Въ послѣднихъ страницахъ своей книги принцъ извиняетъ убійство принца. Ангіенскаго государственной причиной, оправдываетъ испанскую войну, утверждаетъ, что императоръ былъ безпристрастными распространителемъ идей революціи, что онъ никогда не былъ ни честолюбивымъ, ни эгоистомъ и инсинуируетъ, что въ немъ замѣчательнѣй всего была пожалуй доброта его сердца.

Право, эта исторія написана для картинокъ Эииналя. И принцъ, стараясь защитить своего дядю, умаляетъ его. Дѣлая его столь благоразумнымъ, онъ рискуетъ лишить его той чудесной мощи воображенія, которая приравниваетъ его но своему къ величайшимъ художникамъ, каковъ Давтъ или Микель-Анжъ. Наполеонъ несравненно величавый въ книгѣ своего „ненавистника“ (détractens), чѣмъ въ книгѣ своего апологиста. И не взирая ни на что, не взирая на шаткость нѣкоторыхъ изъ свидѣтельствъ, приводимыхъ Г. Типомъ, главныя черты образа, имъ начерченнаго, удѣлѣ ли. Чувствуешь, что основа, души Наполеона должна была быть, по существу, такой, какой онъ намъ рисуетъ ее. Вся первая глава, напримѣръ, безупречна; въ ней виденъ, методически разложенный геній великаго полководца и великаго народнаго вожатая. Почему же принцъ говоритъ намъ, что Г. Тэнъ „доходитъ до страннаго парадокса, исписывая цѣлыя страницы о Наполеонѣ, не сдѣлавъ даже намека на его военный геній?“ А страница о трехъ атласахъ?» Мнѣ думается, что Г. Тэну незачѣмъ было распространяться здѣсь о походахъ императора. Во второй главѣ разложено и очерчено нравственное существо. Описаніе страшно и мрачно. По, смотрите, оно было бы годно для Фридриха Великаго Это въ сущности, психологія, годная для всѣхъ индивидумовъ, которые оказывали могучее матеріальное вліяніе на человѣческія дѣла…

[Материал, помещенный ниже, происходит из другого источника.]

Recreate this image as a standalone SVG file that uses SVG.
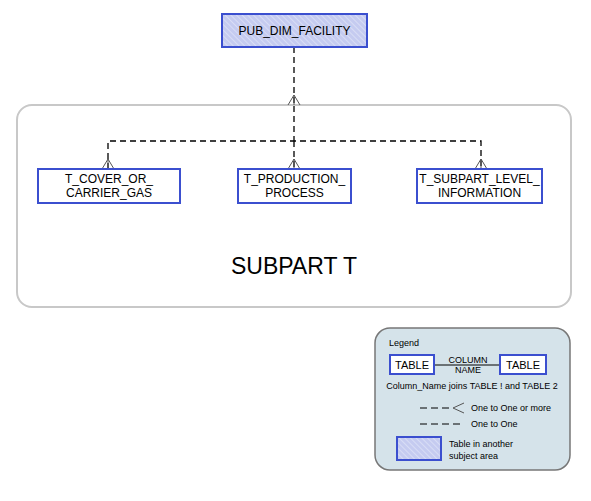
<svg xmlns="http://www.w3.org/2000/svg" width="591" height="501" viewBox="0 0 591 501">
<defs>
<pattern id="hatch" width="4" height="4" patternUnits="userSpaceOnUse" patternTransform="rotate(-45)">
<rect width="4" height="4" fill="#c5cbf0"/>
<line x1="0" y1="0" x2="0" y2="4" stroke="#e6e9fa" stroke-width="1.2"/>
</pattern>
</defs>
<style>
text{font-family:"Liberation Sans",Arial,sans-serif;fill:#000}
.tbl{fill:#fff;stroke:#3b4fcf;stroke-width:2}
.ext{fill:url(#hatch);stroke:#3b4fcf;stroke-width:2}
.lbl{font-size:12px;text-anchor:middle}
.dash{fill:none;stroke:#000;stroke-width:1.3;stroke-dasharray:6,4}
.crow{fill:none;stroke:#555;stroke-width:1}
.lg{font-size:9px}
</style>
<rect x="17" y="105" width="554" height="202" rx="15" fill="#fff" stroke="#c8c8c8" stroke-width="2"/>
<g id="connectors">
<path class="dash" d="M294,47 V105"/>
<path class="crow" d="M288,105 L294,95 L300,105 M294,95 V105"/>
<path class="dash" d="M294,106 V141 M108,169 V141 H481 V169 M294,141 V169"/>
<path class="crow" d="M102,169 L108,159 L114,169 M108,159 V169"/>
<path class="crow" d="M288,169 L294,159 L300,169 M294,159 V169"/>
<path class="crow" d="M475,169 L481,159 L487,169 M481,159 V169"/>
</g>
<g id="PUB_DIM_FACILITY">
<rect class="ext" x="222" y="14" width="145" height="33"/>
<text class="lbl" x="294.5" y="35">PUB_DIM_FACILITY</text>
</g>
<g id="T_COVER_OR_CARRIER_GAS">
<rect class="tbl" x="38" y="169" width="142" height="34"/>
<text class="lbl" x="109" y="183">T_COVER_OR_</text>
<text class="lbl" x="109" y="197">CARRIER_GAS</text>
</g>
<g id="T_PRODUCTION_PROCESS">
<rect class="tbl" x="238" y="169" width="113" height="34"/>
<text class="lbl" x="294.5" y="183">T_PRODUCTION_</text>
<text class="lbl" x="294.5" y="197">PROCESS</text>
</g>
<g id="T_SUBPART_LEVEL_INFORMATION">
<rect class="tbl" x="417" y="169" width="125" height="34"/>
<text class="lbl" x="479.5" y="183">T_SUBPART_LEVEL_</text>
<text class="lbl" x="479.5" y="197">INFORMATION</text>
</g>
<text x="294" y="274" font-size="23" text-anchor="middle">SUBPART T</text>
<g id="legend">
<rect x="375" y="328" width="195" height="142" rx="15" fill="#d5e3ea" stroke="#777" stroke-width="1.5"/>
<text class="lg" x="389" y="346">Legend</text>
<rect class="tbl" x="390" y="355" width="44" height="19"/>
<text x="412" y="369" font-size="11" text-anchor="middle">TABLE</text>
<rect class="tbl" x="500" y="355" width="46" height="19"/>
<text x="523" y="369" font-size="11" text-anchor="middle">TABLE</text>
<path d="M435,365 H499" stroke="#000" stroke-width="1"/>
<text class="lg" x="468" y="363" text-anchor="middle">COLUMN</text>
<text class="lg" x="468" y="373" text-anchor="middle">NAME</text>
<text class="lg" x="472" y="389" text-anchor="middle">Column_Name joins TABLE ! and TABLE 2</text>
<path d="M420,408 H453" fill="none" stroke="#000" stroke-width="1" stroke-dasharray="7,4"/>
<path class="crow" d="M464,403 L453,408 L464,413"/>
<text class="lg" x="471" y="411">One to One or more</text>
<path d="M420,424 H464" fill="none" stroke="#000" stroke-width="1" stroke-dasharray="7,4"/>
<text class="lg" x="471" y="427">One to One</text>
<rect class="ext" x="397" y="437" width="44" height="23"/>
<text class="lg" x="449" y="447">Table in another</text>
<text class="lg" x="449" y="459">subject area</text>
</g>
</svg>
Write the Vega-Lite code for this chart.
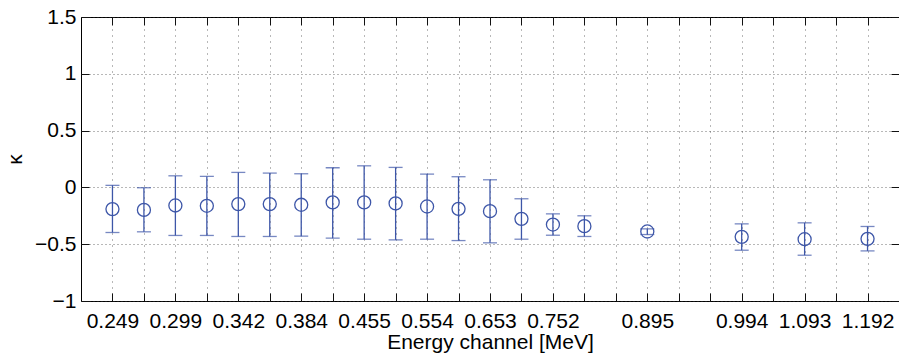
{
  "$schema": "https://vega.github.io/schema/vega-lite/v6.json",
  "width": 818,
  "height": 284,
  "autosize": {"type": "none"},
  "padding": {"left": 81, "top": 17, "right": 0, "bottom": 52},
  "background": "white",
  "config": {
    "view": {"stroke": "#000", "strokeWidth": 1},
    "axis": {"labelFont": "Liberation Sans", "titleFont": "Liberation Sans", "labelColor": "#000", "titleColor": "#000", "tickColor": "#111", "domain": false}
  },
  "data": {"values": [
    {"k": 0, "kappa": -0.191, "lo": -0.397, "hi": 0.018},
    {"k": 1, "kappa": -0.198, "lo": -0.391, "hi": -0.003},
    {"k": 2, "kappa": -0.159, "lo": -0.423, "hi": 0.102},
    {"k": 3, "kappa": -0.162, "lo": -0.423, "hi": 0.097},
    {"k": 4, "kappa": -0.147, "lo": -0.432, "hi": 0.132},
    {"k": 5, "kappa": -0.147, "lo": -0.432, "hi": 0.126},
    {"k": 6, "kappa": -0.153, "lo": -0.429, "hi": 0.120},
    {"k": 7, "kappa": -0.132, "lo": -0.447, "hi": 0.173},
    {"k": 8, "kappa": -0.132, "lo": -0.456, "hi": 0.190},
    {"k": 9, "kappa": -0.141, "lo": -0.462, "hi": 0.176},
    {"k": 10, "kappa": -0.168, "lo": -0.456, "hi": 0.117},
    {"k": 11, "kappa": -0.189, "lo": -0.468, "hi": 0.094},
    {"k": 12, "kappa": -0.209, "lo": -0.488, "hi": 0.067},
    {"k": 13, "kappa": -0.277, "lo": -0.456, "hi": -0.100},
    {"k": 14, "kappa": -0.327, "lo": -0.421, "hi": -0.233},
    {"k": 15, "kappa": -0.341, "lo": -0.432, "hi": -0.250},
    {"k": 17, "kappa": -0.388, "lo": -0.415, "hi": -0.365},
    {"k": 20, "kappa": -0.435, "lo": -0.553, "hi": -0.321},
    {"k": 22, "kappa": -0.456, "lo": -0.597, "hi": -0.312},
    {"k": 24, "kappa": -0.453, "lo": -0.559, "hi": -0.344}
  ]},
  "resolve": {"axis": {"x": "independent", "y": "independent"}},
  "layer": [
    {
      "mark": {"type": "rule", "color": "#3d56a8", "strokeWidth": 1.3},
      "encoding": {
        "x": {"field": "k", "type": "quantitative", "scale": {"domain": [-1, 25], "nice": false, "zero": false},
          "axis": {"orient": "bottom", "values": [0,1,2,3,4,5,6,7,8,9,10,11,12,13,14,15,16,17,18,19,20,21,22,23,24],
            "labelExpr": "['0.249','','0.299','','0.342','','0.384','','0.455','','0.554','','0.653','','0.752','','','0.895','','','0.994','','1.093','','1.192'][datum.value]",
            "labelFontSize": 21, "labelPadding": 17, "labelOverlap": false, "labelFlush": false,
            "tickSize": -8, "tickWidth": 1,
            "grid": true, "gridDash": [1, 5], "gridColor": "#333", "gridOpacity": 0.7, "gridWidth": 1,
            "title": "Energy channel [MeV]", "titleFontSize": 21, "titleFontWeight": "normal", "titlePadding": 0}},
        "y": {"field": "lo", "type": "quantitative", "scale": {"domain": [-1, 1.5], "nice": false, "zero": false},
          "axis": {"orient": "left", "values": [-1, -0.5, 0, 0.5, 1, 1.5], "format": "~g",
            "labelFontSize": 21, "labelPadding": 13, "tickSize": -8, "tickWidth": 1,
            "grid": true, "gridDash": [1, 3], "gridColor": "#333", "gridOpacity": 0.7, "gridWidth": 1,
            "title": "κ", "titleFontSize": 21, "titleFontWeight": "normal", "titlePadding": 9}},
        "y2": {"field": "hi"}
      }
    },
    {
      "mark": {"type": "tick", "color": "#3d56a8", "thickness": 1.3, "size": 14, "orient": "horizontal"},
      "encoding": {
        "x": {"field": "k", "type": "quantitative",
          "axis": {"orient": "top", "values": [0,1,2,3,4,5,6,7,8,9,10,11,12,13,14,15,16,17,18,19,20,21,22,23,24], "labels": false, "grid": false, "tickSize": -8, "title": null}},
        "y": {"field": "lo", "type": "quantitative",
          "axis": {"orient": "right", "values": [-1, -0.5, 0, 0.5, 1, 1.5], "labels": false, "grid": false, "tickSize": -8, "title": null}}
      }
    },
    {
      "mark": {"type": "tick", "color": "#3d56a8", "thickness": 1.3, "size": 14, "orient": "horizontal"},
      "encoding": {
        "x": {"field": "k", "type": "quantitative", "axis": null},
        "y": {"field": "hi", "type": "quantitative", "axis": null}
      }
    },
    {
      "mark": {"type": "point", "shape": "circle", "filled": false, "color": "#3d56a8", "size": 170, "strokeWidth": 1.3, "opacity": 1},
      "encoding": {
        "x": {"field": "k", "type": "quantitative", "axis": null},
        "y": {"field": "kappa", "type": "quantitative", "axis": null}
      }
    }
  ]
}
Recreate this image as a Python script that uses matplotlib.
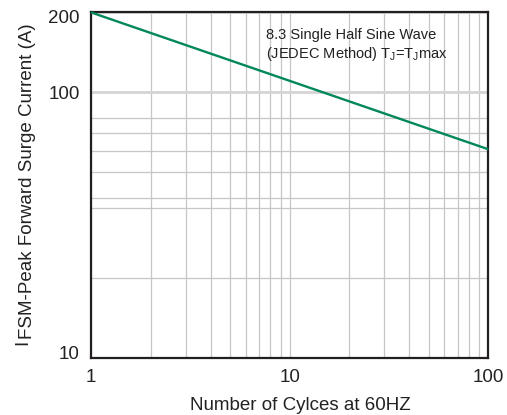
import matplotlib
matplotlib.use("Agg")
import matplotlib.pyplot as plt
from matplotlib.ticker import FixedLocator, NullFormatter, FixedFormatter
from matplotlib.transforms import ScaledTranslation

plt.rcParams['font.family'] = ['Liberation Sans', 'DejaVu Sans']
plt.rcParams['mathtext.fontset'] = 'custom'
plt.rcParams['mathtext.rm'] = 'Liberation Sans'

# Data
cycles = [1, 100]
surge_current = [200, 61]
x_major = [1, 10, 100]
x_major_labels = ["1", "10", "100"]
x_minor = [2, 3, 4, 5, 6, 7, 8, 9, 20, 30, 40, 50, 60, 70, 80, 90]
y_major = [10, 100, 200]
y_major_labels = ["10", "100", "200"]
y_minor = [20, 36.6, 40, 50, 60, 70, 80]

W, H = 507, 415
fig = plt.figure(figsize=(W / 100, H / 100), dpi=100)
left, right, top, bottom = 91, 488.3, 12.4, 357.7
ax = fig.add_axes([left / W, (H - bottom) / H, (right - left) / W, (bottom - top) / H])

ax.set_xscale('log')
ax.set_yscale('log')
ax.set_xlim(1, 100)
ax.set_ylim(10, 200)

grid_c = '#c6c6c6'
ax.xaxis.set_major_locator(FixedLocator(x_major))
ax.xaxis.set_major_formatter(FixedFormatter(x_major_labels))
ax.xaxis.set_minor_locator(FixedLocator(x_minor))
ax.xaxis.set_minor_formatter(NullFormatter())
ax.yaxis.set_major_locator(FixedLocator(y_major))
ax.yaxis.set_major_formatter(FixedFormatter(y_major_labels))
ax.yaxis.set_minor_locator(FixedLocator(y_minor))
ax.yaxis.set_minor_formatter(NullFormatter())

ax.grid(True, which='major', axis='x', color=grid_c, linewidth=0.9)
ax.grid(True, which='minor', axis='x', color=grid_c, linewidth=0.9)
ax.grid(True, which='major', axis='y', color='#d4d4d4', linewidth=2.0)
ax.grid(True, which='minor', axis='y', color=grid_c, linewidth=0.9)
ax.set_axisbelow(True)

ax.tick_params(which='both', length=0)
ax.tick_params(axis='y', which='major', pad=8, labelsize=13.5, labelcolor='#222222')
ax.tick_params(axis='x', which='major', pad=8, labelsize=13.5, labelcolor='#222222')

for s in ax.spines.values():
    s.set_linewidth(1.6)
    s.set_color('#231f20')

ax.plot(cycles, surge_current, color='#00875a', linewidth=1.7, solid_capstyle='butt',
        clip_on=False, zorder=3)

ax.set_xlabel("Number of Cylces at 60HZ", fontsize=13.5, color='#222222', va='baseline')
ax.xaxis.set_label_coords((300.2 - left) / (right - left), (bottom - 410) / (bottom - top))

# Y label: "I" followed by lowered text
fig.text(27 / W, 70.5 / H, "I", rotation=90, rotation_mode='anchor', ha='left', va='baseline',
         fontsize=13.5, color='#222222')
fig.text(32 / W, 76.5 / H, "FSM-Peak Forward Surge Current (A)", rotation=90, rotation_mode='anchor',
         ha='left', va='baseline', fontsize=13.5, color='#222222')

ax.text((265.5 - left) / (right - left), (bottom - 39) / (bottom - top), "8.3 Single Half Sine Wave",
        transform=ax.transAxes, fontsize=10.5, color='#222222', ha='left', va='baseline')
ax.text((265.5 - left) / (right - left), (bottom - 58) / (bottom - top),
        r"(JEDEC Method) T$\mathregular{_J}$=T$\mathregular{_J}$max",
        transform=ax.transAxes, fontsize=10.5, color='#222222', ha='left', va='baseline')

# Nudge end labels inward as in the reference
fig.canvas.draw()
shifts = {"200": -4, "10": 5}
for lab in ax.get_yticklabels():
    t = lab.get_text()
    if t in shifts:
        lab.set_transform(lab.get_transform() + ScaledTranslation(0, shifts[t] / 100, fig.dpi_scale_trans))

fig.savefig("out.png", dpi=100)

Мнѣ не хватаетъ мѣста для заключенія. Мнѣ бы хотѣлось сказать, что въ концѣ концовъ, я люблю чудовище, созданное Г. Тэномъ, ни сердцемъ, ко воображеніемъ; и что, кромѣ того, во слѣдъ за человѣкомъ остается судъ о его дѣлѣ, и надо ждать его; что если двѣ главы Г. Тэна приводитъ меня въ восторгъ, то и книга принца Наполеона не непріятна мнѣ; что одинъ судитъ какъ человѣкъ «дѣйствія», другой, какъ «философъ» (я не имѣю возможности выдѣлять сущность этихъ двухъ словъ), и что требуются и тѣ и другіе для разнообразія міра.